▸ TASK DATA

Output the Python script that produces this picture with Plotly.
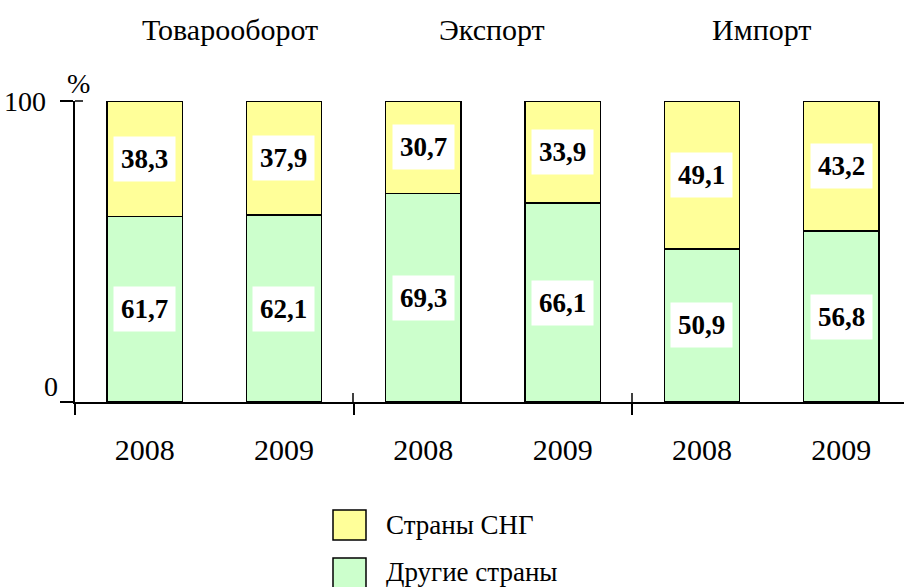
import plotly.graph_objects as go

groups = ["Товарооборот", "Экспорт", "Импорт"]
years = ["2008", "2009", "2008", "2009", "2008", "2009"]
other = [61.7, 62.1, 69.3, 66.1, 50.9, 56.8]   # Другие страны
cis = [38.3, 37.9, 30.7, 33.9, 49.1, 43.2]     # Страны СНГ
series_names = ["Страны СНГ", "Другие страны"]
y_ticks = [0, 100]

FONT = "Liberation Serif"
YELLOW = "#FFFF99"
GREEN = "#CCFFCC"

W, H = 904, 587
ML, MR, MT, MB = 75, 0, 101, 185
PW = W - ML - MR
PH = H - MT - MB

def px_x(p):
    return (p - ML) / PW

def px_y(p):
    return (H - MB - p) / PH

xs = list(range(len(years)))

fig = go.Figure()
fig.add_trace(go.Bar(x=xs, y=other, name=series_names[1], width=0.54,
                     marker=dict(color=GREEN, line=dict(color="black", width=1.5)),
                     showlegend=False, hoverinfo="skip"))
fig.add_trace(go.Bar(x=xs, y=cis, name=series_names[0], width=0.54,
                     marker=dict(color=YELLOW, line=dict(color="black", width=1.5)),
                     showlegend=False, hoverinfo="skip"))

annotations = []
# value labels
for i in xs:
    for val, mid in ((other[i], other[i] / 2), (cis[i], other[i] + cis[i] / 2)):
        annotations.append(dict(
            x=i, y=mid, xref="x", yref="y", showarrow=False,
            xanchor="center", yanchor="middle",
            text="<b>" + f"{val:.1f}".replace(".", ",") + "</b>",
            font=dict(family=FONT, size=27, color="black"),
            bgcolor="white", borderpad=7))

# group titles
title_x = [0.61, 2.49, 4.43]
for g, gx in zip(groups, title_x):
    annotations.append(dict(x=gx, y=px_y(29), xref="x", yref="paper",
                            xanchor="center", yanchor="middle",
                            text=g, showarrow=False,
                            font=dict(family=FONT, size=30, color="black")))

# y tick labels
annotations.append(dict(x=px_x(48), y=y_ticks[1], xref="paper", yref="y",
                        text=str(y_ticks[1]), showarrow=False,
                        xanchor="right", yanchor="middle",
                        font=dict(family=FONT, size=28, color="black")))
annotations.append(dict(x=px_x(60), y=y_ticks[0], yshift=16, xref="paper", yref="y",
                        text=str(y_ticks[0]), showarrow=False,
                        xanchor="right", yanchor="middle",
                        font=dict(family=FONT, size=28, color="black")))
annotations.append(dict(x=px_x(78), y=px_y(84), xref="paper", yref="paper",
                        text="%", showarrow=False, xanchor="center", yanchor="middle",
                        font=dict(family=FONT, size=28, color="black")))

# legend (manual)
legend_items = [(series_names[0], YELLOW, 510, 540, 525),
                (series_names[1], GREEN, 558, 588, 572)]
shapes = []
for name, col, t, b, cy in legend_items:
    shapes.append(dict(type="rect", xref="paper", yref="paper",
                       x0=px_x(333), x1=px_x(366), y0=px_y(b), y1=px_y(t),
                       fillcolor=col, line=dict(color="black", width=1.5)))
    annotations.append(dict(x=px_x(384), y=px_y(cy), xref="paper", yref="paper",
                            text=name, showarrow=False,
                            xanchor="left", yanchor="middle",
                            font=dict(family=FONT, size=27, color="black")))

# inward parts of crossing ticks
shapes.append(dict(type="line", xref="paper", yref="paper",
                   x0=px_x(75), x1=px_x(83), y0=1, y1=1,
                   line=dict(color="black", width=1.5)))
for d in (353, 632):
    shapes.append(dict(type="line", xref="paper", yref="paper",
                       x0=px_x(d), x1=px_x(d), y0=0, y1=px_y(393),
                       line=dict(color="black", width=1.5)))

fig.update_layout(
    width=W, height=H, barmode="stack",
    margin=dict(l=ML, r=MR, t=MT, b=MB, pad=0),
    plot_bgcolor="white", paper_bgcolor="white",
    font=dict(family=FONT, size=26, color="black"),
    annotations=annotations, shapes=shapes,
    xaxis=dict(range=[-0.5, 5.45], showgrid=False,
               zeroline=False, showline=True, linecolor="black", linewidth=1.5,
               tickvals=xs, ticktext=years, ticks="", ticklabelstandoff=20,
               tickfont=dict(family=FONT, size=30, color="black"),
               minor=dict(tickvals=[-0.5, 1.5, 3.5], ticks="outside", ticklen=11,
                          tickcolor="black", tickwidth=1.5, showgrid=False),
               fixedrange=True),
    yaxis=dict(range=[0, 100], showgrid=False, zeroline=False, showline=True,
               linecolor="black", linewidth=1.5, tickvals=y_ticks, ticks="outside",
               ticklen=13, tickcolor="black", tickwidth=1.5, showticklabels=False,
               fixedrange=True),
)

fig.write_html("out.html", config={"displayModeBar": False},
               post_script="document.body.style.margin='0';document.body.style.overflow='hidden';")
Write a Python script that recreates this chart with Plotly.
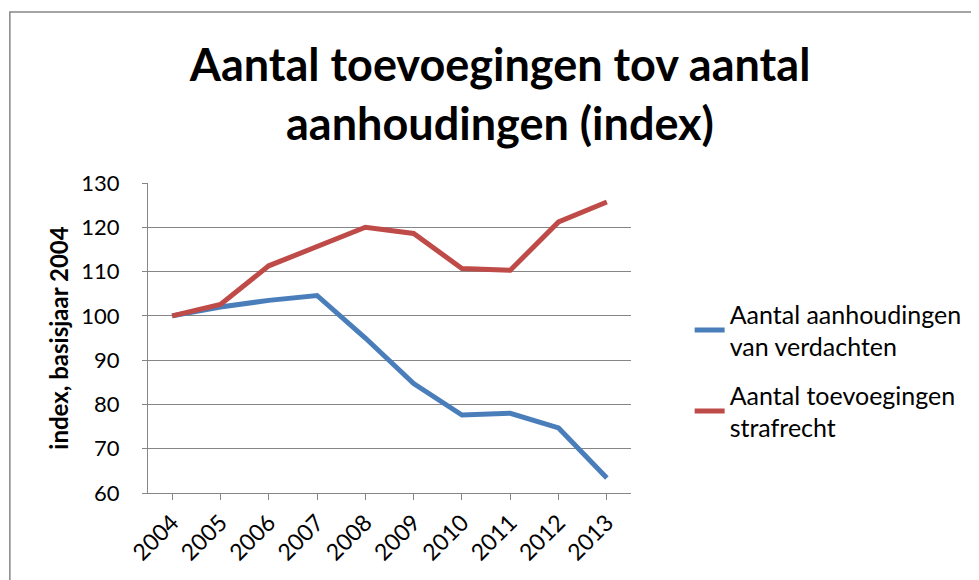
import plotly.graph_objects as go

years = ["2004", "2005", "2006", "2007", "2008", "2009", "2010", "2011", "2012", "2013"]
aanhoudingen = [100, 102.0, 103.5, 104.6, 95.0, 84.7, 77.6, 78.0, 74.7, 63.4]
toevoegingen = [100, 102.6, 111.3, 115.8, 120.0, 118.6, 110.7, 110.3, 121.2, 125.7]
series_names = ["Aantal aanhoudingen<br>van verdachten", "Aantal toevoegingen<br>strafrecht"]
colors = ["#4A7EBB", "#BE4B48"]

# page has an 8px body margin; the figure is sized/offset to compensate
W, H = 971, 572
L, R, T, B = 140, 345, 175, 87
pw, ph = W - L - R, H - T - B

FONT = "Lato"

fig = go.Figure()
for i, (name, vals, col) in enumerate(zip(series_names, [aanhoudingen, toevoegingen], colors)):
    fig.add_trace(go.Scatter(x=years, y=vals, mode="lines", name=name, legendgroup=f"g{i}",
                             line=dict(color=col, width=5)))

def px2paper_x(px):
    return (px - L) / pw

def px2paper_y(py):
    return (H - B - py) / ph

fig.update_layout(
    width=W, height=H,
    margin=dict(l=L, r=R, t=T, b=B),
    paper_bgcolor="white", plot_bgcolor="white",
    font=dict(family=FONT, size=22, color="black"),
    title=dict(text="<b>Aantal toevoegingen tov aantal<br>aanhoudingen (index)</b>",
               font=dict(family=FONT, size=45, color="black"),
               x=492 / W, xanchor="center", xref="container",
               y=1 - 73 / H, yanchor="top", yref="container"),
    xaxis=dict(type="category", range=[-0.5, 9.5], showline=True, linecolor="#868686",
               linewidth=1, ticks="outside", ticklen=6, tickcolor="#868686",
               tickangle=-45, showgrid=False, tickfont=dict(size=23)),
    yaxis=dict(range=[60, 130], dtick=10, showline=True, linecolor="#868686",
               linewidth=1, ticks="outside", ticklen=5, tickcolor="#868686",
               showgrid=True, gridcolor="#868686", gridwidth=1,
               tickfont=dict(size=22), ticklabelstandoff=18,
               title=dict(text="<b>index, basisjaar 2004</b>", font=dict(size=24), standoff=5)),
    legend=dict(x=px2paper_x(685), xanchor="left", y=px2paper_y(283), yanchor="top",
                font=dict(size=25), tracegroupgap=13, bgcolor="rgba(0,0,0,0)"),
    shapes=[dict(type="rect", xref="paper", yref="paper",
                 x0=px2paper_x(1), x1=px2paper_x(W + 20),
                 y0=px2paper_y(H + 20), y1=px2paper_y(4),
                 line=dict(color="#868686", width=1.5), layer="below")],
)

fig.write_html("out.html")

▸ GIVEN INSTRUCTION
Your task is to reproduce the entries above word for word, from the first line through the line with "PH = H - MT - MB", and please leave out any pictures.

▸ OUTPUT
Output the Python script that produces this picture with Plotly.
import plotly.graph_objects as go

groups = ["Товарооборот", "Экспорт", "Импорт"]
years = ["2008", "2009", "2008", "2009", "2008", "2009"]
other = [61.7, 62.1, 69.3, 66.1, 50.9, 56.8]   # Другие страны
cis = [38.3, 37.9, 30.7, 33.9, 49.1, 43.2]     # Страны СНГ
series_names = ["Страны СНГ", "Другие страны"]
y_ticks = [0, 100]

FONT = "Liberation Serif"
YELLOW = "#FFFF99"
GREEN = "#CCFFCC"

W, H = 904, 587
ML, MR, MT, MB = 75, 0, 101, 185
PW = W - ML - MR
PH = H - MT - MB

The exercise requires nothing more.